I got the latest issue of the Scene today, and it had a blurb on this news:

The Journal Of Blacks In Higher Education Ranks Colgate University Among Top Liberal Arts Colleges

Colgate University was ranked third by The Journal of Blacks in Higher Education in a survey of the nation’s 25 top liberal arts colleges measuring success in integrating black students and faculty. The ranking appears in the publication’s winter 2002-2003 issue.


On the one hand, that's a heartening statistic. It's good to see Colgate doing well and being talked about as a top school. On the other hand, it's a bit depressing (in terms of the overall situation of blacks in American academia) if you consider how poorly Colgate's current black students thought of the school during the racial discussions last year, and consider that by this ranking most schools are worse.

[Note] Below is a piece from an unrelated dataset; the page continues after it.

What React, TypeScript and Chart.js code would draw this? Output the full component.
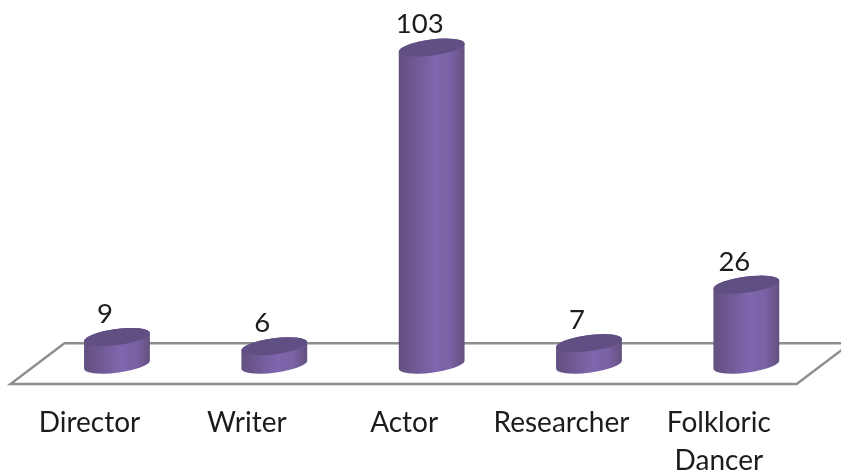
import React, { useEffect, useRef } from "react";
import { Chart, registerables } from "chart.js";

Chart.register(...registerables);

const categories: (string | string[])[] = ["Director", "Writer", "Actor", "Researcher", ["Folkloric", "Dancer"]];
const values: number[] = [9, 6, 103, 7, 26];
const BAR_DARK = "#63507f";
const BAR_MID = "#7f66ad";
const TOP_COLOR = "#5f4f82";
const FLOOR_COLOR = "#8b8f8d";
const TEXT_COLOR = "#1c1c1c";
const FONT = "Lato, Carlito, sans-serif";
const FONT_SIZE = 27.5;
const TICK_FONT_SIZE = 28;

const floorPlugin = {
  id: "floor",
  beforeDatasetsDraw(chart: any) {
    const { ctx, scales } = chart;
    const base = scales.y.getPixelForValue(0);
    const xs = scales.x;
    const step = xs.getPixelForValue(1) - xs.getPixelForValue(0);
    const left = xs.getPixelForValue(0) - step * 0.677;
    const right = xs.getPixelForValue(4) + step * 0.32;
    const front = base + 19.3;
    const back = base - 21.5;
    const skew = 54;
    ctx.save();
    ctx.beginPath();
    ctx.moveTo(left, front);
    ctx.lineTo(right, front);
    ctx.lineTo(right + skew, back);
    ctx.lineTo(left + skew, back);
    ctx.closePath();
    ctx.strokeStyle = FLOOR_COLOR;
    ctx.lineWidth = 2.4;
    ctx.lineJoin = "miter";
    ctx.stroke();
    ctx.restore();
  },
};

const cylinderPlugin = {
  id: "cylinders",
  beforeDatasetDraw(chart: any, args: any) {
    const { ctx } = chart;
    const meta = chart.getDatasetMeta(args.index);
    const rot = -0.13;
    const b = 8;
    meta.data.forEach((bar: any, i: number) => {
      const { x, y, base, width } = bar.getProps(["x", "y", "base", "width"], true);
      const half = width / 2;
      const a = half * 1.005;
      const t0 = Math.atan(-(b / a) * Math.tan(rot));
      ctx.save();
      const grad = ctx.createLinearGradient(x - half, 0, x + half, 0);
      grad.addColorStop(0, BAR_DARK);
      grad.addColorStop(0.2, "#6c578f");
      grad.addColorStop(0.55, BAR_MID);
      grad.addColorStop(0.78, "#7a62a6");
      grad.addColorStop(1, BAR_DARK);
      ctx.beginPath();
      ctx.ellipse(x, base, a, b, rot, t0, t0 + Math.PI);
      ctx.ellipse(x, y, a, b, rot, t0 + Math.PI, t0 + Math.PI * 2);
      ctx.closePath();
      ctx.fillStyle = grad;
      ctx.fill();
      ctx.beginPath();
      ctx.ellipse(x, y, a, b, rot, 0, Math.PI * 2);
      ctx.fillStyle = TOP_COLOR;
      ctx.fill();
      ctx.font = `${FONT_SIZE}px ${FONT}`;
      ctx.fillStyle = TEXT_COLOR;
      ctx.textAlign = "center";
      ctx.textBaseline = "middle";
      ctx.fillText(String(values[i]), x - 12, y - 23);
      ctx.restore();
    });
    return false;
  },
};

export default function App() {
  const ref = useRef<HTMLCanvasElement>(null);
  useEffect(() => {
    const chart = new Chart(ref.current!, {
      type: "bar",
      data: {
        labels: categories as any,
        datasets: [{ data: values, backgroundColor: BAR_MID, barThickness: 66 }],
      },
      options: {
        animation: false,
        responsive: false,
        layout: { padding: { left: 38.3, right: 16, top: 26, bottom: 0 } },
        plugins: { legend: { display: false }, tooltip: { enabled: false } },
        scales: {
          x: {
            grid: { display: false },
            border: { display: false },
            afterFit: (s: any) => { s.height = 109.3; },
            ticks: {
              padding: 32,
              labelOffset: -27.5,
              maxRotation: 0,
              autoSkip: false,
              color: TEXT_COLOR,
              font: { family: FONT, size: TICK_FONT_SIZE, lineHeight: 1.33 },
            },
          },
          y: { display: false, min: 0, max: 110 },
        },
      },
      plugins: [floorPlugin, cylinderPlugin],
    });
    return () => chart.destroy();
  }, []);
  return (
    <div style={{ position: "absolute", left: 0, top: 0, width: 841, height: 474, background: "#fff", overflow: "hidden" }}>
      <canvas ref={ref} width={841} height={474} style={{ display: "block" }} />
    </div>
  );
}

The reason for the discrepancy may be the same as the reason often offered for why Colgate is actually better than the U.S. News rankings imply: the ranking methodology doesn't capture the intangibles. Looking at the actual JBHE report, I see that the rankings were entirely based on statistics like the number of blacks admitted and the black graduation rate. These are certainly important factors. But what aren't taken into account are the things that were so often cited by students as reasons Colgate isn't black-friendly: racial attitudes on campus, social group segregation, diversity of offerings like speakers and bands, etc.

The ratings may nevertheless be inadvertantly accurate, since those same factors may apply just as well to all the other schools. We should be careful not to infer an absolute ("Colgate is a good school for blacks") from a relative ("Colgate is a better school for blacks than most schools").